At the same time, superfast growth in emerging markets is moderating. Some countries are tapping the brakes in a calculated effort to temper inflation and dampen speculation in real estate and other assets. In China, for example, where inflation hit 6.5% (annualized) in July, officials have upped the minimum requirements for bank reserves 12 times since 2010. Similarly, South Korea tightened rules on stock trading and raised interest rates earlier this year. And in April, Brazil imposed a 3% tax on bank lending.

Governments are also cinching in public spending, hewing to budgets that are more austere. Brazil intends to trim $32 billion from its government spending — about 5%. India aims to cut its budget deficit to 4.6% of its GDP, which is less than half the expected U.S. rate. The lackluster U.S. and European economies will also sap demand for imports, cutting into emerging economies’ foreign sales. In July, factory growth in China, for example, contracted for the first time in a year.

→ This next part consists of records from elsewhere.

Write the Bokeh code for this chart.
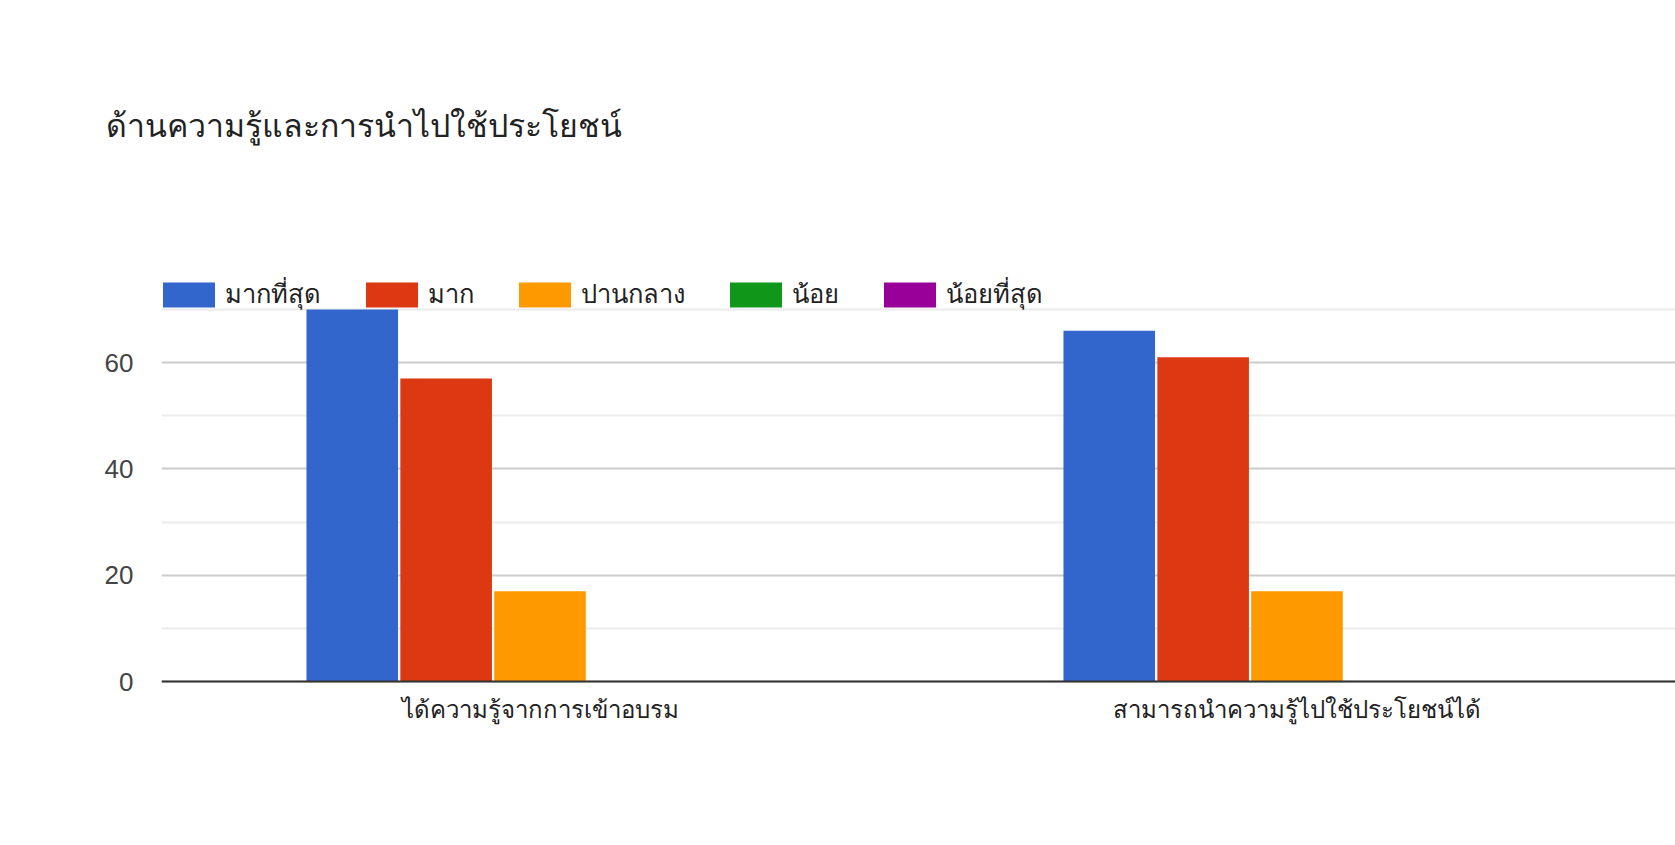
from bokeh.plotting import figure
from bokeh.models import (ColumnDataSource, FactorRange, FixedTicker, Legend, LegendItem,
                          Span)
from bokeh.transform import dodge
from bokeh.embed import file_html
from bokeh.resources import INLINE

title_text = "ด้านความรู้และการนำไปใช้ประโยชน์"
categories = ["ได้ความรู้จากการเข้าอบรม", "สามารถนำความรู้ไปใช้ประโยชน์ได้"]
series = ["มากที่สุด", "มาก", "ปานกลาง", "น้อย", "น้อยที่สุด"]
colors = ["#3366cc", "#dc3912", "#ff9900", "#109618", "#990099"]
v_most = [70, 66]
v_much = [57, 61]
v_mid = [17, 17]
v_little = [0, 0]
v_least = [0, 0]
y_ticks = [0, 20, 40, 60]
y_minor = [10, 30, 50, 70]

FONT = "Roboto"
TICK_FONT = "Liberation Sans"

source = ColumnDataSource(dict(cat=categories, s0=v_most, s1=v_much, s2=v_mid,
                               s3=v_little, s4=v_least))

TOP = 144          # frame top (canvas px)
BASE = 681         # canvas px of value 0
BOTTOM = 684       # frame bottom (canvas px)
px_per_unit = 372 / 70.0
p = figure(x_range=FactorRange(*categories),
           y_range=(-(BOTTOM - BASE) / px_per_unit, (BASE - TOP) / px_per_unit),
           width=1675, height=845, output_backend="svg", toolbar_location=None,
           min_border_left=161, min_border_right=0, min_border_top=TOP,
           min_border_bottom=845 - BOTTOM)
p.outline_line_color = None
p.background_fill_color = "white"
p.border_fill_color = "white"

p.title.text = title_text
p.title.align = "left"
p.title.offset = -56
p.title.standoff = 0
p.title.text_font = FONT
p.title.text_font_size = "32px"
p.title.text_font_style = "normal"
p.title.text_color = "#222222"

step = 0.124
renderers = []
for i, (name, col) in enumerate(zip(series, colors)):
    r = p.vbar(x=dodge("cat", (i - 2) * step, range=p.x_range), top="s%d" % i,
               width=0.121, source=source, fill_color=col, line_color=None)
    renderers.append(r)

p.add_layout(Span(location=0, dimension="width", line_color="#333333", line_width=2))

# axes
p.yaxis.ticker = FixedTicker(ticks=y_ticks, minor_ticks=y_minor)
p.yaxis.axis_line_color = None
p.yaxis.major_tick_line_color = None
p.yaxis.minor_tick_line_color = None
p.yaxis.major_tick_out = 0
p.yaxis.minor_tick_out = 0
p.yaxis.major_label_standoff = 28
p.yaxis.major_label_text_font = TICK_FONT
p.yaxis.major_label_text_font_size = "26px"
p.yaxis.major_label_text_color = "#444444"

p.xaxis.axis_line_color = None
p.xaxis.major_tick_line_color = None
p.xaxis.minor_tick_line_color = None
p.xaxis.major_tick_out = 0
p.xaxis.major_label_standoff = 11
p.xaxis.major_label_text_font = FONT
p.xaxis.major_label_text_font_size = "24px"
p.xaxis.major_label_text_color = "#222222"

p.xgrid.grid_line_color = None
p.ygrid.grid_line_color = "#cccccc"
p.ygrid.grid_line_width = 2
p.ygrid.minor_grid_line_color = "#ebebeb"
p.ygrid.minor_grid_line_width = 2

legend = Legend(items=[LegendItem(label=s, renderers=[r]) for s, r in zip(series, renderers)],
                orientation="horizontal", location=(-5.5, 367 + (BOTTOM - BASE)),
                glyph_width=65, glyph_height=31, label_standoff=4, spacing=38,
                label_height=31,
                padding=0, margin=0, border_line_color=None,
                label_text_font=FONT, label_text_font_size="25.5px",
                label_text_color="#222222", background_fill_color="white",
                background_fill_alpha=0)
p.add_layout(legend, "center")

open("out.html", "w").write(file_html(p, INLINE))
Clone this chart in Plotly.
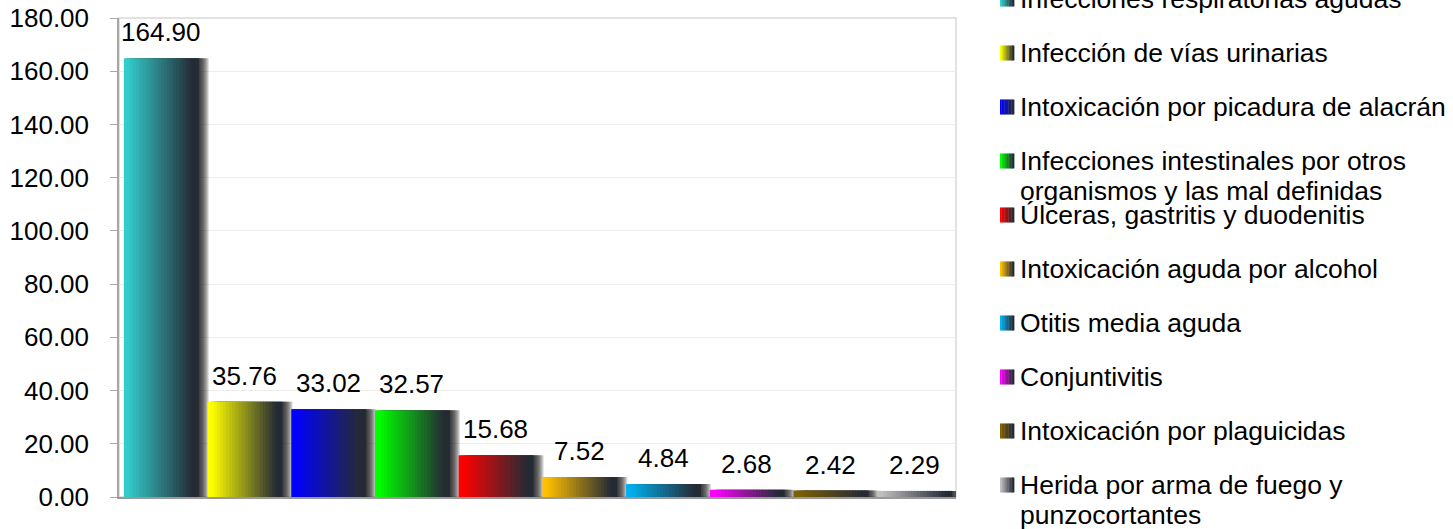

A slowdown in emerging economies is particularly critical, because those nations have been the engine of global gains since the 2008 financial crisis laid low the world’s richer nations. Developing countries will provide about two–fifths of the upward impetus in 2011. In contrast, that group accounted for just one-fifth of world growth a generation ago.

Figure overall world economic growth will slow to about 3.8% this year — down from 5% last year and half a percentage point lower than expected earlier in 2011. That relaxed pace will bite into American exports. Based on the U.S. share of global exports, the slowdown means a loss of about $27 billion from GDP this year. With only a 2% gain in U.S. GDP likely, the loss of that output will be felt.

Still, barring yet another storm, we continue to expect the U.S. to avoid recession.